At least two recordings were made of the event. On the Board of Trustee’s official audio recording, which is posted on Evergreen’s website, the threat is not present. On a video recording of the event made for the CxPJ, the comment is also not present. In fact, the last issue of the paper specifically noted Purce’s inaccurate statement and pointed out that what was actually said was “raise tuition and we raise hell,” a rallying cry of the University of California budget protests. The student, Tyler Magnuson, appeared at the May Board of Trustee’s meeting asking the Board and President Purce for an apology and that his name be cleared.

The second occurrence was when Tony Overman was allegedly shouted down while giving a lecture to Steve Davis’s Documentary Photography class. This is also false. A member of the CxPJ was present at the lecture and made a recording of the event. While a few individuals who were not members of the class were present, the closest thing that was made to a threat was when one student told Overman that he was “full of shit” as he described his experiences during the April 8, 2010 march.

Police reports obtained through a public records request show that Overman was, in fact, “full of shit.” After going through numerous documents, the CxPJ has observed that the statements he made while giving his lecture were very different from the statements he gave police at the time of the march. With that knowledge, the individual addressing Overman in that way was calling out his inconsistencies as a journalist and as an observer. Even though it was done in a rather rude fashion, it is not a threat to call a spade a spade.

Finally, the resolution seems intended to address an alleged string of tire slashings targeting cars with pro-police stickers. However, the vandal(s) were never caught and no conclusive motive has been reached. Even the Evergreen Police are not willing to claim that the incidents of tire slashing were due to police stickers. One officer was quoted in the CPJ as saying that “three incidents of vandalism is hardly a pattern.” There is no way to say for certain that this was motivated by anti-police sentiment or perpetrated by students. If the police are unwilling to make any accusations, why is the administration?

Faculty member Zoltan Grossman urged people to understand the context in which the students have made their comments. Referring to military infiltration of local peace groups, police brutality or protestors, and articles and comments on The Olympian’s website, Grossman chastised the faculty. “The response from this community has been either the passive complicity of silence or the active complicity of blaming the victim.” Faculty member Larry Mosqueda later summed up his views.

“We should be civil,” stated Mosqueda, “but we must have free speech.” The Counter Point Journal is, has been, and will always be a strong proponent of free speech. We firmly believe that free speech should never be curbed in the interest of “civility.”

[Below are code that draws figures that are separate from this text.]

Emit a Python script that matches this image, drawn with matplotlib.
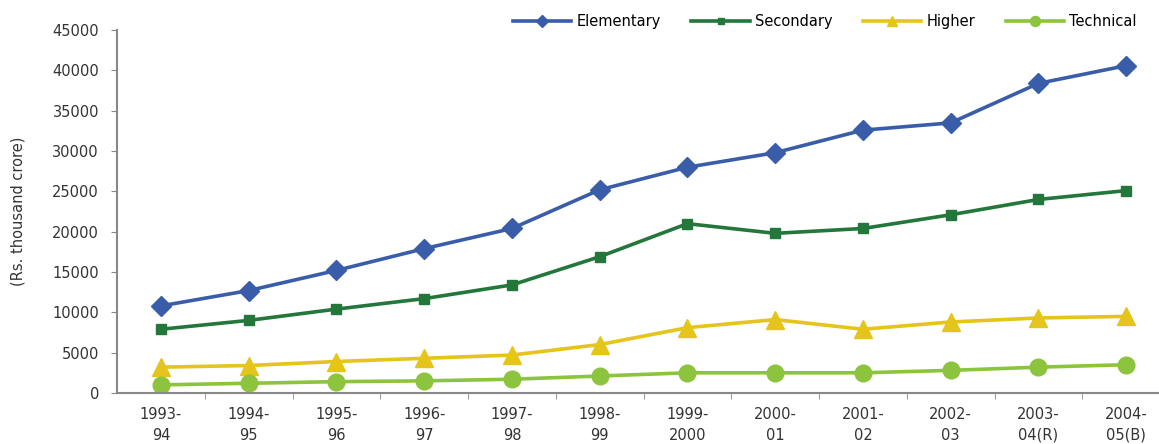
import matplotlib
matplotlib.use("Agg")
import matplotlib.pyplot as plt

years_top = ["1993-", "1994-", "1995-", "1996-", "1997-", "1998-",
             "1999-", "2000-", "2001-", "2002-", "2003-", "2004-"]
years_bottom = ["94", "95", "96", "97", "98", "99",
                "2000", "01", "02", "03", "04(R)", "05(B)"]
categories = [f"{a}\n{b}" for a, b in zip(years_top, years_bottom)]

elementary = [10800, 12700, 15200, 17900, 20400, 25200,
              28000, 29800, 32600, 33500, 38400, 40600]
secondary = [7900, 9000, 10400, 11700, 13400, 16900,
             21000, 19800, 20400, 22100, 24000, 25100]
higher = [3200, 3400, 3900, 4300, 4700, 6000,
          8100, 9100, 7900, 8800, 9300, 9500]
technical = [1000, 1200, 1400, 1500, 1700, 2100,
             2500, 2500, 2500, 2800, 3200, 3500]

series = [
    ("Elementary", elementary, "#3a5daa", "D", 10),
    ("Secondary", secondary, "#23773a", "s", 7),
    ("Higher", higher, "#e5c41b", "^", 13),
    ("Technical", technical, "#8cc43d", "o", 12),
]

plt.rcParams["font.family"] = ["DejaVu Sans"]
text_color = "#333333"
fs = 10.5

fig = plt.figure(figsize=(11.59, 4.44), dpi=100)
ax = fig.add_axes([0.101, 0.115, 0.9085, 0.817])

x = list(range(len(categories)))
for name, vals, color, marker, ms in series:
    ax.plot(x, vals, color=color, lw=2.6, marker=marker, ms=ms,
            markeredgecolor=color, label=name)

ax.set_xlim(-0.5, len(categories) - 0.5)
ax.set_ylim(0, 45000)
ax.set_yticks(range(0, 45001, 5000))
ax.set_yticklabels([str(v) for v in range(0, 45001, 5000)], fontsize=fs, color=text_color)

ax.set_xticks(x)
ax.set_xticklabels(categories, fontsize=fs, color=text_color, linespacing=1.5)
ax.tick_params(axis="x", length=0, pad=10)
ax.set_xticks([i + 0.5 for i in x[:-1]], minor=True)
ax.tick_params(axis="x", which="minor", length=4, direction="out", color="#888888")
ax.tick_params(axis="y", length=4, direction="out", color="#888888", pad=9)

for side in ("top", "right"):
    ax.spines[side].set_visible(False)
for side in ("left", "bottom"):
    ax.spines[side].set_color("#888888")
    ax.spines[side].set_linewidth(1.5)

ax.set_ylabel("(Rs. thousand crore)", fontsize=fs, color=text_color, labelpad=19)

ax.legend(loc="center right", bbox_to_anchor=(0.974, 1.025), ncol=4, frameon=False,
          fontsize=fs, handlelength=4.0, handletextpad=0.35, columnspacing=2.1,
          markerscale=0.6, borderaxespad=0)

fig.savefig("out.png", dpi=100)
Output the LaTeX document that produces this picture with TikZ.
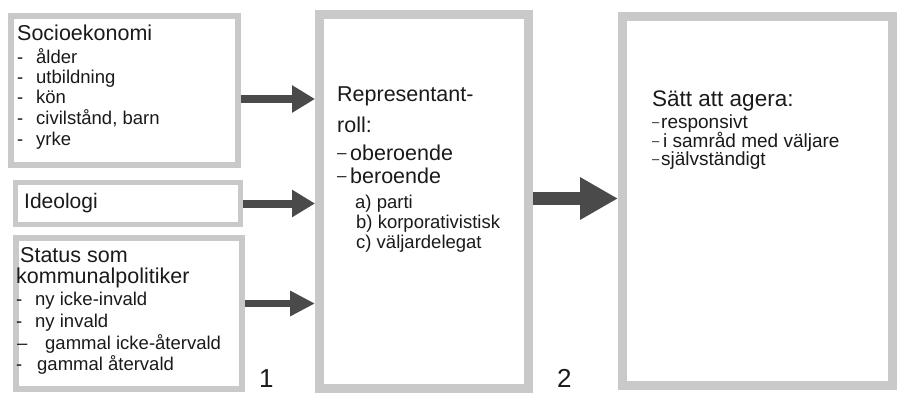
\documentclass[tikz,border=0pt]{standalone}
\usepackage{fontspec}
\setmainfont{Liberation Sans}
\usetikzlibrary{arrows.meta}
\definecolor{boxgray}{HTML}{C9C9C9}
\definecolor{arrgray}{HTML}{4A4A4A}
\definecolor{txt}{HTML}{1A1A1A}
\newcommand{\smalldash}[1]{\makebox[#1][l]{\raisebox{2pt}{\fontsize{13}{13}\selectfont –}}}
\newcommand{\middash}{\makebox[13pt][l]{\raisebox{1.8pt}{\fontsize{17}{17}\selectfont –}}}
\tikzset{
  frame/.style={draw=boxgray, fill=white, inner sep=0pt},
  line/.style={anchor=base west, inner sep=0pt, text=txt},
  head/.style={line, font=\fontsize{21.5}{24}\selectfont},
  item/.style={line, font=\fontsize{18.5}{20}\selectfont},
  ritem/.style={line, font=\fontsize{19}{20}\selectfont},
  num/.style={line, font=\fontsize{26}{28}\selectfont},
  arr/.style={draw=arrgray, line width=8pt, -{Triangle[length=23pt,width=26pt]}},
}
\begin{document}
\begin{tikzpicture}[x=1pt,y=-1pt]
\useasboundingbox (0,0) rectangle (898,394);
\fill[white] (0,0) rectangle (898,394);
% boxes
\node[frame, line width=6pt, minimum width=227pt, minimum height=149pt] (b1) at (124.5,90.5) {};
\node[frame, line width=5pt, minimum width=225pt, minimum height=42pt] (b2) at (128,203.5) {};
\node[frame, line width=6pt, minimum width=226pt, minimum height=151pt] (b3) at (129,313.5) {};
\node[frame, line width=9pt, minimum width=209pt, minimum height=374pt] (mid) at (424,201.5) {};
\node[frame, line width=9pt, minimum width=270pt, minimum height=369pt] (res) at (757.5,201) {};
% box 1
\node[head] (s0) at (17,40) {Socioekonomi};
\node[item] (s1) at (17,63) {\makebox[19pt][l]{-}ålder};
\node[item] (s2) at (17,83) {\makebox[19pt][l]{-}utbildning};
\node[item] (s3) at (17,103.5) {\makebox[19pt][l]{-}kön};
\node[item] (s4) at (17,124.5) {\makebox[19pt][l]{-}civilstånd, barn};
\node[item] (s5) at (17,145.5) {\makebox[19pt][l]{-}yrke};
% box 2
\node[head, font=\fontsize{21}{24}\selectfont] (i0) at (24,208) {Ideologi};
% box 3
\node[head] (t0) at (20,262) {Status som};
\node[head] (t1) at (16,283) {kommunalpolitiker};
\node[item] (t2) at (16,305) {\makebox[19pt][l]{-}ny icke-invald};
\node[item] (t3) at (16,327) {\makebox[19pt][l]{-}ny invald};
\node[item] (t4) at (17,349) {\makebox[28pt][l]{–}gammal icke-återvald};
\node[item] (t5) at (16,370) {\makebox[21pt][l]{-}gammal återvald};
% middle box
\node[head] (m0) at (337,101) {Representant-};
\node[head] (m1) at (337,132) {roll:};
\node[head] (m2) at (337,160) {\middash oberoende};
\node[head] (m3) at (337,183) {\middash beroende};
\node[item] (m4) at (355,208) {a) parti};
\node[item] (m5) at (356,228) {b) korporativistisk};
\node[item] (m6) at (356,248) {c) väljardelegat};
% right box
\node[head, font=\fontsize{22.5}{24}\selectfont] (r0) at (652,106) {Sätt att agera:};
\node[ritem] (r1) at (652,128) {\smalldash{9pt}responsivt};
\node[ritem] (r2) at (652,147) {\smalldash{11pt}i samråd med väljare};
\node[ritem] (r3) at (652,165) {\smalldash{9pt}självständigt};
% numbers
\node[num] (n1) at (259,387) {1};
\node[num] (n2) at (557,387) {2};
% arrows
\coordinate (y1) at (0,99);
\coordinate (y2) at (0,203.5);
\coordinate (y3) at (0,303.5);
\coordinate (y4) at (0,198.5);
\draw[arr] (b1.east |- y1) -- (mid.west |- y1);
\draw[arr] (b2.east |- y2) -- (mid.west |- y2);
\draw[arr, line width=7pt, -{Triangle[length=25pt,width=24pt]}] (b3.east |- y3) -- (mid.west |- y3);
\draw[arr, line width=13pt, -{Triangle[length=38pt,width=40pt]}] (mid.east |- y4) -- (res.west |- y4);
\end{tikzpicture}
\end{document}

We have seen many media outlets in the United States and abroad curb their coverage in the interests of “civility.” When the video Collateral Murder, which showed US air units gunning down unarmed civilians and international reporters, was released on Wikileaks, it was showed unedited and in full. By the time it made it to CNN, it was 30 seconds long, the footage was covered with a large black box so only audio could be heard during the murder, and news anchors warned viewers to turn away.

You never see the gruesome deaths of American solders or Iraqi civilians because it is “uncivil” to show such things, but that distorts everyone’s view of what war actually is. At Evergreen, the CPJ has refused on at least two separate years (2002-3 and 2008-9) to print articles relating to Israel or Palestine because of the heated nature of such issues. Offering the same rationale, the April 9, 2009 issue of the CPJ claimed the decision was “in the interest of productive and inclusive discourse.”

The Counter Point Collective refuses to believe the backward logic that you must restrict speech to protect it. Noam Chomsky has written, “If we don’t believe in freedom of expression for people we despise, we don’t believe in it at all.”